We Have Always Lived In The Aviary

They had decided to move. For several years it had been discussed between the two of them, albeit briefly and as something that, although inevitable, was far, far away in the future. After living in their home for twenty-one years, it was time to change, or, as they put it, to ‘downsize.’ I was the last of the three sons to find out, and I did not care at first but as the week wore on, so did the thoughts inside my mind until Friday afternoon when I caught myself in tears.

In the year two-thousand, there was a plum tree, an apple tree, and a pear tree in the back garden. The apple tree died that summer and was taken out by the roots; the pear tree died two years later; the plum tree remains but has not fruited since I went to college. There was a chickenwire aviary, mounded within by dry scratched-up soil, scattered seeds, many dark corners and, somehow, an untraceable odour that would not shift through gaps in the enclosure. A blind pigeon used to live in the aviary. God only knows where the previous resident had found the blind pigeon but she mothered it carefully after her disabled son had died, old tobacco’d fingers caressing it into her fingers and stroking its trembling skull. She took the blind pigeon with her when she left. There were no fish in the pond, only black water and blacker weeds.

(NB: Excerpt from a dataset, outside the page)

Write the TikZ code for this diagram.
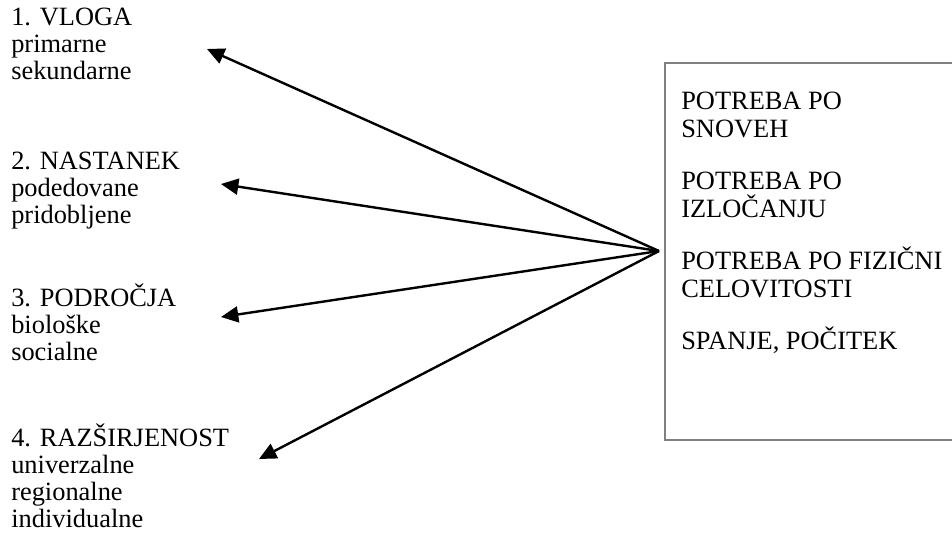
\documentclass[tikz,border=0pt]{standalone}
\usepackage{fontspec}
\setmainfont{Liberation Serif}
\usetikzlibrary{arrows.meta}
\begin{document}
\begin{tikzpicture}[x=0.75pt,y=-0.75pt,
  lbl/.style={anchor=base west, inner sep=0pt, align=left, font=\fontsize{19.8}{20.25}\selectfont},
  conn/.style={line width=1.8pt, -{Triangle[length=13pt,width=12pt]}},
  frame/.style={draw=gray, line width=1.5pt, anchor=north west, inner sep=0pt, minimum width=300pt, minimum height=282.75pt}]
\useasboundingbox (0,0) rectangle (952,540);
\clip (0,0) rectangle (952,540);
% base anchor of a multi-line node lies on its last line
\node[lbl] (g1) at (11,79) {1. VLOGA\\primarne\\sekundarne};
\node[lbl] (g2) at (11,223) {2. NASTANEK\\podedovane\\pridobljene};
\node[lbl] (g3) at (11,360) {3. PODROČJA\\biološke\\socialne};
\node[lbl] (g4) at (11,527) {4. RAZŠIRJENOST\\univerzalne\\regionalne\\individualne};
\node[frame] (box) at (664,62) {};
\node[lbl, font=\fontsize{19.8}{21}\selectfont] (needs) at (681,349) {POTREBA PO\\SNOVEH\\[18pt]POTREBA PO\\IZLOČANJU\\[18pt]POTREBA PO FIZIČNI\\CELOVITOSTI\\[18pt]SPANJE, POČITEK};
\coordinate (hub) at (659,251);
\coordinate (t1) at (207,49);
\coordinate (t2) at (221,184);
\coordinate (t3) at (221,317);
\coordinate (t4) at (259,459);
\draw[conn] (hub) -- (t1);
\draw[conn] (hub) -- (t2);
\draw[conn] (hub) -- (t3);
\draw[conn] (hub) -- (t4);
\end{tikzpicture}
\end{document}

My mother said that the house was getting too much for her; she must keep everything spick-and-span. My father said the bills were getting too expensive; the house is a spaghetti junction of draughts. They both said they needed to think about where they were retiring to. A nearby small seaside town had many conveniences within walking distance; they liked it there. When they told me, I was on the edge of the room, playing chess, drinking coffee, not thinking much of it, but remembering the train station in that nearby small seaside town that I had never visited. It is a single track and level crossing, bordered on both sides by red brick and white picket fence, a colour image of WWII evacuees and postcard serenity.

A photograph of my dead grandfather (Granddad) stares back at me, smiling a smile that only goes in one direction, outward, unable to be reciprocated, his expression hangs there waiting to be recognised and returned. He was younger then than my father is now. He looks ten years older than my father. He lived only eighteen months more.

The newlyweds moved into their first house on the day they became husband-and-wife, carried across the threshold in a measure of romance that is forever entangled in my hopes, fears and haunts. They were twenty-four. I was born when they were twenty-six. I grew to be best friends with their dog. I am the happiest I have ever seen when I am photographed next to the dog (Morton), either curled up beside him is his basket or placing a party-hat on his still head.
The next house was three months after the second son was born one evening in May. There the memories blossom into consciousness: great storms, thick snow, playschool’s fingerpaints, cheese crackers, yellow grass on football fields, the smell of stinging-nettles, stained knees with scabs, the bus in cold September blue, relentless bullying, returning home, 9:05 Power Rangers, summers that lasted as long as burnt noses, the way our football slowly disappeared into the night sky. O, how I loved that place, encased as it grew into the tomb of adolescent trauma, the spirit of loneliness; the valley that rolled into the river, every inch of street, turf and tree memorised.

And then there was here; the plums, apples and pears.

Each move was a family, like journeys on a wagon from one plain to the next. This latest is a contraction. The separate parts are now not quite rejected but they are expelled. Until now there was a way to retrace my steps. Although my bedroom has gone, I know where it was. There will not be a part of me at the new house. It will belong only to my parents, and I might alight at the red bricks and white picket fence to find that the building is without history.

Things are different now. My middle brother has his own family and that is where his heart lies. My youngest brother is in love, so it will not be long. It is only I, the eldest, who remains alone. My presence among the couples is underlined. I know that I have not had much luck in that respect. I hold my hands up. And so it goes, as Vonnegut would say. It might not be so bad to disembark from the train along the straight platform between red bricks and white picket fence. It is only time that pulls me from the lovers who made me.

And it strikes my softness that they will die there; first my father, then my mother. I anticipate that my father will die from a heart attack or automobile accident (he has survived three), leaving me to care for my mother. I am very similar to my mother, so it is only natural that I care for her, although by then she would probably prefer that I were a daughter and not a son.

And that was when I wept. Time has passed me by. Now I am catching up with it and the brute force it exerts upon those I love. I stare into the white of its eyes. I stare into the white of time’s eyes. Estate agents visit the house and walk around. They sit on the sofa and my father makes them cups of tea and they talk about the housing market and so on. I tune in, tune out. I stare into the garden, at the spot where the aviary once was and now is not.